*Supplied data*.
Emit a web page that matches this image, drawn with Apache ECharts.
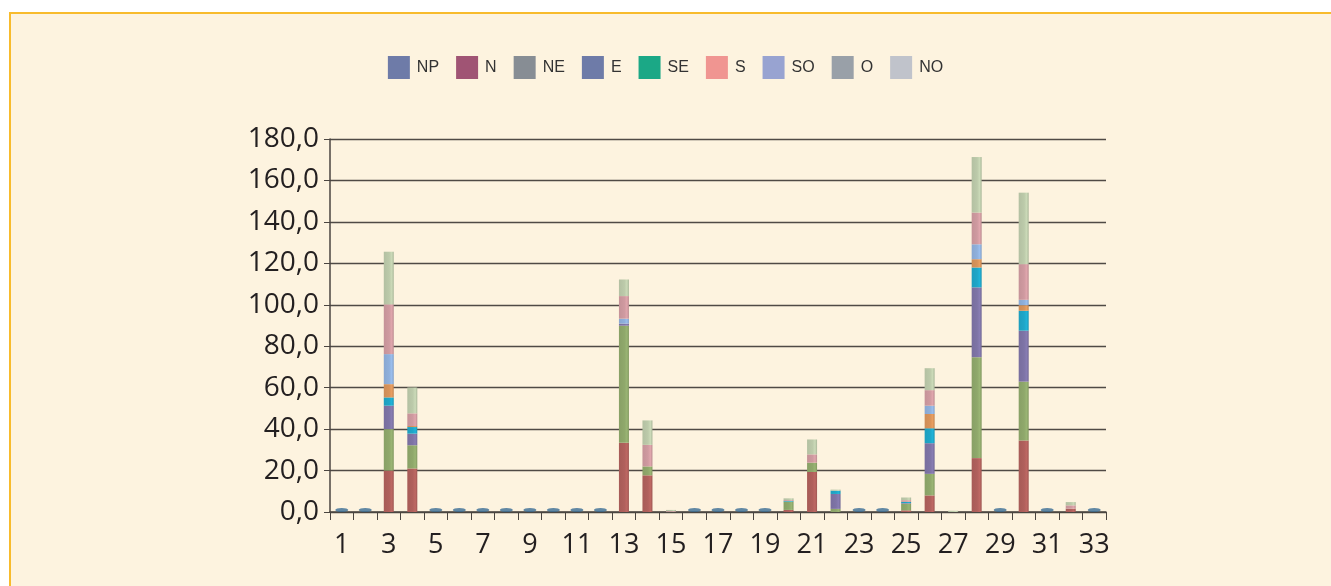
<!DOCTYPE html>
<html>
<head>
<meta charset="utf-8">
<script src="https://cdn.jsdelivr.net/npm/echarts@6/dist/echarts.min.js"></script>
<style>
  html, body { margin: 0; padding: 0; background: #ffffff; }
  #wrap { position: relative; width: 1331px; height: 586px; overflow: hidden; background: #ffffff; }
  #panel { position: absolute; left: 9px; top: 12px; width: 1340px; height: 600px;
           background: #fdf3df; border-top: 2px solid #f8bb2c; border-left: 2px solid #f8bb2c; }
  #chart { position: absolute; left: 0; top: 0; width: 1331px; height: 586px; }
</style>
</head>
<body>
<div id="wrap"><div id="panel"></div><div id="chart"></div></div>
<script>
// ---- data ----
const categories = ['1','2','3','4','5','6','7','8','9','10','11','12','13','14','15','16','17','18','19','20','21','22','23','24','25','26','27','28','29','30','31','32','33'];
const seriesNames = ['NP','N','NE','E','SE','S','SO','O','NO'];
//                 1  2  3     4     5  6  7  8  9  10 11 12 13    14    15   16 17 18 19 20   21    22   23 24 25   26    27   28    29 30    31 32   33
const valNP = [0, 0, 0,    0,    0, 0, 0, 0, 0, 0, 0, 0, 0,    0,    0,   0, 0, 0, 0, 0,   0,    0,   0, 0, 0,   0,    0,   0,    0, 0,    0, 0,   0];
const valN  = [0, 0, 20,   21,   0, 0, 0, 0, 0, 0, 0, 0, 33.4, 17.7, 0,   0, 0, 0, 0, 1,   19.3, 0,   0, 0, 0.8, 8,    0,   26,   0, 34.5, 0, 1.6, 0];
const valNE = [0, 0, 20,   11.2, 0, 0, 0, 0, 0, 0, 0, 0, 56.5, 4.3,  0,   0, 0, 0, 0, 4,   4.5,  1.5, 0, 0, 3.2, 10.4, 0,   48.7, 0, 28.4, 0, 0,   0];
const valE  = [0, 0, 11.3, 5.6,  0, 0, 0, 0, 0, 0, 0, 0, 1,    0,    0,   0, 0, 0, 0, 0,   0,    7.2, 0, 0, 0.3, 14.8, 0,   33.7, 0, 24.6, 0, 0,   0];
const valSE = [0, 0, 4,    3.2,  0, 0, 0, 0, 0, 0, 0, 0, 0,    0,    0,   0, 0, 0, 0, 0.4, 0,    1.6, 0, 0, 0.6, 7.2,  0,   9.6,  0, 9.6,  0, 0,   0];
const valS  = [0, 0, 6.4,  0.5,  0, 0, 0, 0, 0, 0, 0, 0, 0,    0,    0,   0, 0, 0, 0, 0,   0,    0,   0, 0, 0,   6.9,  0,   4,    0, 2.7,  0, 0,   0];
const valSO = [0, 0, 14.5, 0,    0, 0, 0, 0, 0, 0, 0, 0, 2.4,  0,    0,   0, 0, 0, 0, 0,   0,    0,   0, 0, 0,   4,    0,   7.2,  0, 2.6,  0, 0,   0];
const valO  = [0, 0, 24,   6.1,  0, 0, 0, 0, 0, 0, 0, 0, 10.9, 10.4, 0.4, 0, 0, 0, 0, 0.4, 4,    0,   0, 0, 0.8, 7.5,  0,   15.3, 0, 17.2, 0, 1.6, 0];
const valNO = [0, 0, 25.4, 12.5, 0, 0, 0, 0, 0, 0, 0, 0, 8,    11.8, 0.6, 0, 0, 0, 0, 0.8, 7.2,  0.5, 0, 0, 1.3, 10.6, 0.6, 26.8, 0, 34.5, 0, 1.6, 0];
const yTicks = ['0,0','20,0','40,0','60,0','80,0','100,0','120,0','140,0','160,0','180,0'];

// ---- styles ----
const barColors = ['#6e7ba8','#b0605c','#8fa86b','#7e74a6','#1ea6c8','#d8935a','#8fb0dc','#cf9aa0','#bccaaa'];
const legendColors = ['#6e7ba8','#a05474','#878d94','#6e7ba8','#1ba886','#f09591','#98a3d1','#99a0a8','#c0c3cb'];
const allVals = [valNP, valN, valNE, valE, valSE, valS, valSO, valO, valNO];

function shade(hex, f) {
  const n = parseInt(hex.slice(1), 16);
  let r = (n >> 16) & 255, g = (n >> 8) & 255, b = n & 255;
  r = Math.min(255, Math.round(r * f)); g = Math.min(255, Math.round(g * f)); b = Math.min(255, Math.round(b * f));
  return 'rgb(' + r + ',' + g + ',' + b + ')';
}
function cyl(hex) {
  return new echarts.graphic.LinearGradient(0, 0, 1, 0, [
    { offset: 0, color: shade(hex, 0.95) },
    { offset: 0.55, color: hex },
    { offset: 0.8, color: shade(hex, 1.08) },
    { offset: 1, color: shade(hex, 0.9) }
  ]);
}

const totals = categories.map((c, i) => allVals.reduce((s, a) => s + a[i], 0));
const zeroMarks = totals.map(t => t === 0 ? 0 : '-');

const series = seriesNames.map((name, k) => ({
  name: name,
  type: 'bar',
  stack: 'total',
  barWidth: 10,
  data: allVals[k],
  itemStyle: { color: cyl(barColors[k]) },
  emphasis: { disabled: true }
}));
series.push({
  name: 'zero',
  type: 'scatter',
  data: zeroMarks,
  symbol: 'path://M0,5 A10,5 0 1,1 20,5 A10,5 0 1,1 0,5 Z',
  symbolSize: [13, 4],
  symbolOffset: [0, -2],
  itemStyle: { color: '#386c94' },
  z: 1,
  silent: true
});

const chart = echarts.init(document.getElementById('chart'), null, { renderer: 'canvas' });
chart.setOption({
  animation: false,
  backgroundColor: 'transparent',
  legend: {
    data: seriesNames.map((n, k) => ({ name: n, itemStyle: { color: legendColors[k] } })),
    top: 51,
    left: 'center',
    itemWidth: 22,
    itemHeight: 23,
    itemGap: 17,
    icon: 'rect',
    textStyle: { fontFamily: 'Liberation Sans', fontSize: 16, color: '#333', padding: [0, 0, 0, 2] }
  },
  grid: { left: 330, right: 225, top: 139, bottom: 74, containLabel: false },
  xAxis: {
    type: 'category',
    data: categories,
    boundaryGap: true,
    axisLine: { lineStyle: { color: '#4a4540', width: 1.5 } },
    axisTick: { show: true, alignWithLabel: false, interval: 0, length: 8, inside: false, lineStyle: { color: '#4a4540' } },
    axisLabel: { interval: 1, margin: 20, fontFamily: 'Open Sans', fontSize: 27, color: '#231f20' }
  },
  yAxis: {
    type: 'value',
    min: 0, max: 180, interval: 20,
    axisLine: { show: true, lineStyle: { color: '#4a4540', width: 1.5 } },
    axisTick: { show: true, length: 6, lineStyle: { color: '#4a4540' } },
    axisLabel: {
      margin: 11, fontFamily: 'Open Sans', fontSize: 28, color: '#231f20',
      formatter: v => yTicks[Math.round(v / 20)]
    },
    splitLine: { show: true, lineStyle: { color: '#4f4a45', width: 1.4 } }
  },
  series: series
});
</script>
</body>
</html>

*Request*.
Each line of the data should be quoted exactly, with pictures left out.

*Exercise response*.
Emit a web page that matches this image, drawn with Apache ECharts.
<!DOCTYPE html>
<html>
<head>
<meta charset="utf-8">
<script src="https://cdn.jsdelivr.net/npm/echarts@6/dist/echarts.min.js"></script>
<style>
  html, body { margin: 0; padding: 0; background: #ffffff; }
  #wrap { position: relative; width: 1331px; height: 586px; overflow: hidden; background: #ffffff; }
  #panel { position: absolute; left: 9px; top: 12px; width: 1340px; height: 600px;
           background: #fdf3df; border-top: 2px solid #f8bb2c; border-left: 2px solid #f8bb2c; }
  #chart { position: absolute; left: 0; top: 0; width: 1331px; height: 586px; }
</style>
</head>
<body>
<div id="wrap"><div id="panel"></div><div id="chart"></div></div>
<script>
// ---- data ----
const categories = ['1','2','3','4','5','6','7','8','9','10','11','12','13','14','15','16','17','18','19','20','21','22','23','24','25','26','27','28','29','30','31','32','33'];
const seriesNames = ['NP','N','NE','E','SE','S','SO','O','NO'];
//                 1  2  3     4     5  6  7  8  9  10 11 12 13    14    15   16 17 18 19 20   21    22   23 24 25   26    27   28    29 30    31 32   33
const valNP = [0, 0, 0,    0,    0, 0, 0, 0, 0, 0, 0, 0, 0,    0,    0,   0, 0, 0, 0, 0,   0,    0,   0, 0, 0,   0,    0,   0,    0, 0,    0, 0,   0];
const valN  = [0, 0, 20,   21,   0, 0, 0, 0, 0, 0, 0, 0, 33.4, 17.7, 0,   0, 0, 0, 0, 1,   19.3, 0,   0, 0, 0.8, 8,    0,   26,   0, 34.5, 0, 1.6, 0];
const valNE = [0, 0, 20,   11.2, 0, 0, 0, 0, 0, 0, 0, 0, 56.5, 4.3,  0,   0, 0, 0, 0, 4,   4.5,  1.5, 0, 0, 3.2, 10.4, 0,   48.7, 0, 28.4, 0, 0,   0];
const valE  = [0, 0, 11.3, 5.6,  0, 0, 0, 0, 0, 0, 0, 0, 1,    0,    0,   0, 0, 0, 0, 0,   0,    7.2, 0, 0, 0.3, 14.8, 0,   33.7, 0, 24.6, 0, 0,   0];
const valSE = [0, 0, 4,    3.2,  0, 0, 0, 0, 0, 0, 0, 0, 0,    0,    0,   0, 0, 0, 0, 0.4, 0,    1.6, 0, 0, 0.6, 7.2,  0,   9.6,  0, 9.6,  0, 0,   0];
const valS  = [0, 0, 6.4,  0.5,  0, 0, 0, 0, 0, 0, 0, 0, 0,    0,    0,   0, 0, 0, 0, 0,   0,    0,   0, 0, 0,   6.9,  0,   4,    0, 2.7,  0, 0,   0];
const valSO = [0, 0, 14.5, 0,    0, 0, 0, 0, 0, 0, 0, 0, 2.4,  0,    0,   0, 0, 0, 0, 0,   0,    0,   0, 0, 0,   4,    0,   7.2,  0, 2.6,  0, 0,   0];
const valO  = [0, 0, 24,   6.1,  0, 0, 0, 0, 0, 0, 0, 0, 10.9, 10.4, 0.4, 0, 0, 0, 0, 0.4, 4,    0,   0, 0, 0.8, 7.5,  0,   15.3, 0, 17.2, 0, 1.6, 0];
const valNO = [0, 0, 25.4, 12.5, 0, 0, 0, 0, 0, 0, 0, 0, 8,    11.8, 0.6, 0, 0, 0, 0, 0.8, 7.2,  0.5, 0, 0, 1.3, 10.6, 0.6, 26.8, 0, 34.5, 0, 1.6, 0];
const yTicks = ['0,0','20,0','40,0','60,0','80,0','100,0','120,0','140,0','160,0','180,0'];

// ---- styles ----
const barColors = ['#6e7ba8','#b0605c','#8fa86b','#7e74a6','#1ea6c8','#d8935a','#8fb0dc','#cf9aa0','#bccaaa'];
const legendColors = ['#6e7ba8','#a05474','#878d94','#6e7ba8','#1ba886','#f09591','#98a3d1','#99a0a8','#c0c3cb'];
const allVals = [valNP, valN, valNE, valE, valSE, valS, valSO, valO, valNO];

function shade(hex, f) {
  const n = parseInt(hex.slice(1), 16);
  let r = (n >> 16) & 255, g = (n >> 8) & 255, b = n & 255;
  r = Math.min(255, Math.round(r * f)); g = Math.min(255, Math.round(g * f)); b = Math.min(255, Math.round(b * f));
  return 'rgb(' + r + ',' + g + ',' + b + ')';
}
function cyl(hex) {
  return new echarts.graphic.LinearGradient(0, 0, 1, 0, [
    { offset: 0, color: shade(hex, 0.95) },
    { offset: 0.55, color: hex },
    { offset: 0.8, color: shade(hex, 1.08) },
    { offset: 1, color: shade(hex, 0.9) }
  ]);
}

const totals = categories.map((c, i) => allVals.reduce((s, a) => s + a[i], 0));
const zeroMarks = totals.map(t => t === 0 ? 0 : '-');

const series = seriesNames.map((name, k) => ({
  name: name,
  type: 'bar',
  stack: 'total',
  barWidth: 10,
  data: allVals[k],
  itemStyle: { color: cyl(barColors[k]) },
  emphasis: { disabled: true }
}));
series.push({
  name: 'zero',
  type: 'scatter',
  data: zeroMarks,
  symbol: 'path://M0,5 A10,5 0 1,1 20,5 A10,5 0 1,1 0,5 Z',
  symbolSize: [13, 4],
  symbolOffset: [0, -2],
  itemStyle: { color: '#386c94' },
  z: 1,
  silent: true
});

const chart = echarts.init(document.getElementById('chart'), null, { renderer: 'canvas' });
chart.setOption({
  animation: false,
  backgroundColor: 'transparent',
  legend: {
    data: seriesNames.map((n, k) => ({ name: n, itemStyle: { color: legendColors[k] } })),
    top: 51,
    left: 'center',
    itemWidth: 22,
    itemHeight: 23,
    itemGap: 17,
    icon: 'rect',
    textStyle: { fontFamily: 'Liberation Sans', fontSize: 16, color: '#333', padding: [0, 0, 0, 2] }
  },
  grid: { left: 330, right: 225, top: 139, bottom: 74, containLabel: false },
  xAxis: {
    type: 'category',
    data: categories,
    boundaryGap: true,
    axisLine: { lineStyle: { color: '#4a4540', width: 1.5 } },
    axisTick: { show: true, alignWithLabel: false, interval: 0, length: 8, inside: false, lineStyle: { color: '#4a4540' } },
    axisLabel: { interval: 1, margin: 20, fontFamily: 'Open Sans', fontSize: 27, color: '#231f20' }
  },
  yAxis: {
    type: 'value',
    min: 0, max: 180, interval: 20,
    axisLine: { show: true, lineStyle: { color: '#4a4540', width: 1.5 } },
    axisTick: { show: true, length: 6, lineStyle: { color: '#4a4540' } },
    axisLabel: {
      margin: 11, fontFamily: 'Open Sans', fontSize: 28, color: '#231f20',
      formatter: v => yTicks[Math.round(v / 20)]
    },
    splitLine: { show: true, lineStyle: { color: '#4f4a45', width: 1.4 } }
  },
  series: series
});
</script>
</body>
</html>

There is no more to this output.